EXERCISE
Write out each line exactly as given. Leave the pictures out of your copy.
────────
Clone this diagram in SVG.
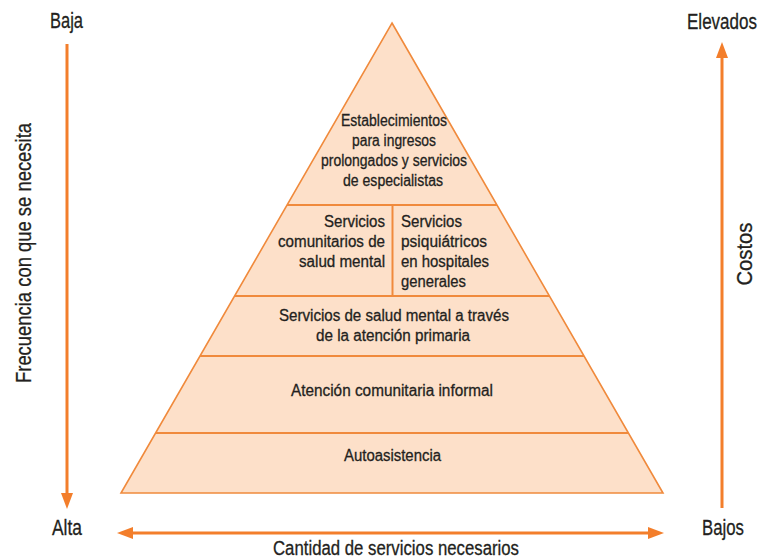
<svg xmlns="http://www.w3.org/2000/svg" width="761" height="558" viewBox="0 0 761 558">
  <defs>
    <style>
      .t { font-family: "Liberation Sans", Arial, sans-serif; fill: #231f20; stroke: #231f20; stroke-width: 0.3; }
      .lbl { font-size: 22px; }
      .in { font-size: 16px; }
      .band { fill: #fde0c9; stroke: #f08a3c; stroke-width: 1.6; }
      .div { stroke: #f08a3c; stroke-width: 2; fill: none; }
      .arr { stroke: #f37e2b; stroke-width: 3; fill: none; }
      .ah { fill: #f37e2b; }
    </style>
  </defs>
  <rect width="761" height="558" fill="#ffffff"/>

  <g id="pyramid">
    <polygon class="band" points="392,23 663,493 121,493"/>
  </g>
  <g id="dividers">
    <line class="div" x1="287" y1="205" x2="497" y2="205"/>
    <line class="div" x1="392.5" y1="205" x2="392.5" y2="296"/>
    <line class="div" x1="235" y1="296" x2="549" y2="296"/>
    <line class="div" x1="200" y1="356" x2="584" y2="356"/>
    <line class="div" x1="156" y1="433" x2="628" y2="433"/>
  </g>

  <g id="node-especialistas">
    <text class="t in" text-anchor="middle" x="394" y="126" textLength="106" lengthAdjust="spacingAndGlyphs">Establecimientos</text>
    <text class="t in" text-anchor="middle" x="394" y="146" textLength="84" lengthAdjust="spacingAndGlyphs">para ingresos</text>
    <text class="t in" text-anchor="middle" x="394" y="166" textLength="146" lengthAdjust="spacingAndGlyphs">prolongados y servicios</text>
    <text class="t in" text-anchor="middle" x="393" y="186" textLength="100" lengthAdjust="spacingAndGlyphs">de especialistas</text>
  </g>
  <g id="node-comunitarios">
    <text class="t in" text-anchor="end" x="385" y="227" textLength="61" lengthAdjust="spacingAndGlyphs">Servicios</text>
    <text class="t in" text-anchor="end" x="385" y="247" textLength="107" lengthAdjust="spacingAndGlyphs">comunitarios de</text>
    <text class="t in" text-anchor="end" x="385" y="267" textLength="86" lengthAdjust="spacingAndGlyphs">salud mental</text>
  </g>
  <g id="node-psiquiatricos">
    <text class="t in" x="401" y="227" textLength="61" lengthAdjust="spacingAndGlyphs">Servicios</text>
    <text class="t in" x="401" y="247" textLength="86" lengthAdjust="spacingAndGlyphs">psiquiátricos</text>
    <text class="t in" x="401" y="267" textLength="88" lengthAdjust="spacingAndGlyphs">en hospitales</text>
    <text class="t in" x="401" y="287" textLength="65" lengthAdjust="spacingAndGlyphs">generales</text>
  </g>
  <g id="node-primaria">
    <text class="t in" text-anchor="middle" x="394" y="321" textLength="230" lengthAdjust="spacingAndGlyphs">Servicios de salud mental a través</text>
    <text class="t in" text-anchor="middle" x="393" y="341" textLength="154" lengthAdjust="spacingAndGlyphs">de la atención primaria</text>
  </g>
  <g id="node-informal">
    <text class="t in" text-anchor="middle" x="392" y="396" textLength="202" lengthAdjust="spacingAndGlyphs">Atención comunitaria informal</text>
  </g>
  <g id="node-autoasistencia">
    <text class="t in" text-anchor="middle" x="392.5" y="461" textLength="97" lengthAdjust="spacingAndGlyphs">Autoasistencia</text>
  </g>

  <g id="connectors">
    <line class="arr" x1="67" y1="44" x2="67" y2="494"/>
    <polygon class="ah" points="61,493 73,493 67,509"/>
    <line class="arr" x1="722" y1="57" x2="722" y2="508"/>
    <polygon class="ah" points="716,58 728,58 722,42"/>
    <line class="arr" x1="132" y1="533" x2="650" y2="533"/>
    <polygon class="ah" points="133,527 133,539 117,533"/>
    <polygon class="ah" points="648,527 648,539 664,533"/>
  </g>

  <g id="labels">
    <text class="t lbl" text-anchor="middle" x="66.5" y="28" textLength="33" lengthAdjust="spacingAndGlyphs">Baja</text>
    <text class="t lbl" text-anchor="middle" x="67" y="535" textLength="30" lengthAdjust="spacingAndGlyphs">Alta</text>
    <text class="t lbl" text-anchor="end" x="757" y="29" textLength="70" lengthAdjust="spacingAndGlyphs">Elevados</text>
    <text class="t lbl" text-anchor="middle" x="723" y="535" textLength="42" lengthAdjust="spacingAndGlyphs">Bajos</text>
    <text class="t" style="font-size:20px" text-anchor="middle" x="396" y="555" textLength="246" lengthAdjust="spacingAndGlyphs">Cantidad de servicios necesarios</text>
    <text class="t lbl" text-anchor="middle" transform="translate(31,253) rotate(-90)" textLength="260" lengthAdjust="spacingAndGlyphs">Frecuencia con que se necesita</text>
    <text class="t lbl" text-anchor="middle" transform="translate(752,254) rotate(-90)" textLength="63" lengthAdjust="spacingAndGlyphs">Costos</text>
  </g>
</svg>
────────
CORRECT ANSWER
Clone this diagram in SVG.
<svg xmlns="http://www.w3.org/2000/svg" width="761" height="558" viewBox="0 0 761 558">
  <defs>
    <style>
      .t { font-family: "Liberation Sans", Arial, sans-serif; fill: #231f20; stroke: #231f20; stroke-width: 0.3; }
      .lbl { font-size: 22px; }
      .in { font-size: 16px; }
      .band { fill: #fde0c9; stroke: #f08a3c; stroke-width: 1.6; }
      .div { stroke: #f08a3c; stroke-width: 2; fill: none; }
      .arr { stroke: #f37e2b; stroke-width: 3; fill: none; }
      .ah { fill: #f37e2b; }
    </style>
  </defs>
  <rect width="761" height="558" fill="#ffffff"/>

  <g id="pyramid">
    <polygon class="band" points="392,23 663,493 121,493"/>
  </g>
  <g id="dividers">
    <line class="div" x1="287" y1="205" x2="497" y2="205"/>
    <line class="div" x1="392.5" y1="205" x2="392.5" y2="296"/>
    <line class="div" x1="235" y1="296" x2="549" y2="296"/>
    <line class="div" x1="200" y1="356" x2="584" y2="356"/>
    <line class="div" x1="156" y1="433" x2="628" y2="433"/>
  </g>

  <g id="node-especialistas">
    <text class="t in" text-anchor="middle" x="394" y="126" textLength="106" lengthAdjust="spacingAndGlyphs">Establecimientos</text>
    <text class="t in" text-anchor="middle" x="394" y="146" textLength="84" lengthAdjust="spacingAndGlyphs">para ingresos</text>
    <text class="t in" text-anchor="middle" x="394" y="166" textLength="146" lengthAdjust="spacingAndGlyphs">prolongados y servicios</text>
    <text class="t in" text-anchor="middle" x="393" y="186" textLength="100" lengthAdjust="spacingAndGlyphs">de especialistas</text>
  </g>
  <g id="node-comunitarios">
    <text class="t in" text-anchor="end" x="385" y="227" textLength="61" lengthAdjust="spacingAndGlyphs">Servicios</text>
    <text class="t in" text-anchor="end" x="385" y="247" textLength="107" lengthAdjust="spacingAndGlyphs">comunitarios de</text>
    <text class="t in" text-anchor="end" x="385" y="267" textLength="86" lengthAdjust="spacingAndGlyphs">salud mental</text>
  </g>
  <g id="node-psiquiatricos">
    <text class="t in" x="401" y="227" textLength="61" lengthAdjust="spacingAndGlyphs">Servicios</text>
    <text class="t in" x="401" y="247" textLength="86" lengthAdjust="spacingAndGlyphs">psiquiátricos</text>
    <text class="t in" x="401" y="267" textLength="88" lengthAdjust="spacingAndGlyphs">en hospitales</text>
    <text class="t in" x="401" y="287" textLength="65" lengthAdjust="spacingAndGlyphs">generales</text>
  </g>
  <g id="node-primaria">
    <text class="t in" text-anchor="middle" x="394" y="321" textLength="230" lengthAdjust="spacingAndGlyphs">Servicios de salud mental a través</text>
    <text class="t in" text-anchor="middle" x="393" y="341" textLength="154" lengthAdjust="spacingAndGlyphs">de la atención primaria</text>
  </g>
  <g id="node-informal">
    <text class="t in" text-anchor="middle" x="392" y="396" textLength="202" lengthAdjust="spacingAndGlyphs">Atención comunitaria informal</text>
  </g>
  <g id="node-autoasistencia">
    <text class="t in" text-anchor="middle" x="392.5" y="461" textLength="97" lengthAdjust="spacingAndGlyphs">Autoasistencia</text>
  </g>

  <g id="connectors">
    <line class="arr" x1="67" y1="44" x2="67" y2="494"/>
    <polygon class="ah" points="61,493 73,493 67,509"/>
    <line class="arr" x1="722" y1="57" x2="722" y2="508"/>
    <polygon class="ah" points="716,58 728,58 722,42"/>
    <line class="arr" x1="132" y1="533" x2="650" y2="533"/>
    <polygon class="ah" points="133,527 133,539 117,533"/>
    <polygon class="ah" points="648,527 648,539 664,533"/>
  </g>

  <g id="labels">
    <text class="t lbl" text-anchor="middle" x="66.5" y="28" textLength="33" lengthAdjust="spacingAndGlyphs">Baja</text>
    <text class="t lbl" text-anchor="middle" x="67" y="535" textLength="30" lengthAdjust="spacingAndGlyphs">Alta</text>
    <text class="t lbl" text-anchor="end" x="757" y="29" textLength="70" lengthAdjust="spacingAndGlyphs">Elevados</text>
    <text class="t lbl" text-anchor="middle" x="723" y="535" textLength="42" lengthAdjust="spacingAndGlyphs">Bajos</text>
    <text class="t" style="font-size:20px" text-anchor="middle" x="396" y="555" textLength="246" lengthAdjust="spacingAndGlyphs">Cantidad de servicios necesarios</text>
    <text class="t lbl" text-anchor="middle" transform="translate(31,253) rotate(-90)" textLength="260" lengthAdjust="spacingAndGlyphs">Frecuencia con que se necesita</text>
    <text class="t lbl" text-anchor="middle" transform="translate(752,254) rotate(-90)" textLength="63" lengthAdjust="spacingAndGlyphs">Costos</text>
  </g>
</svg>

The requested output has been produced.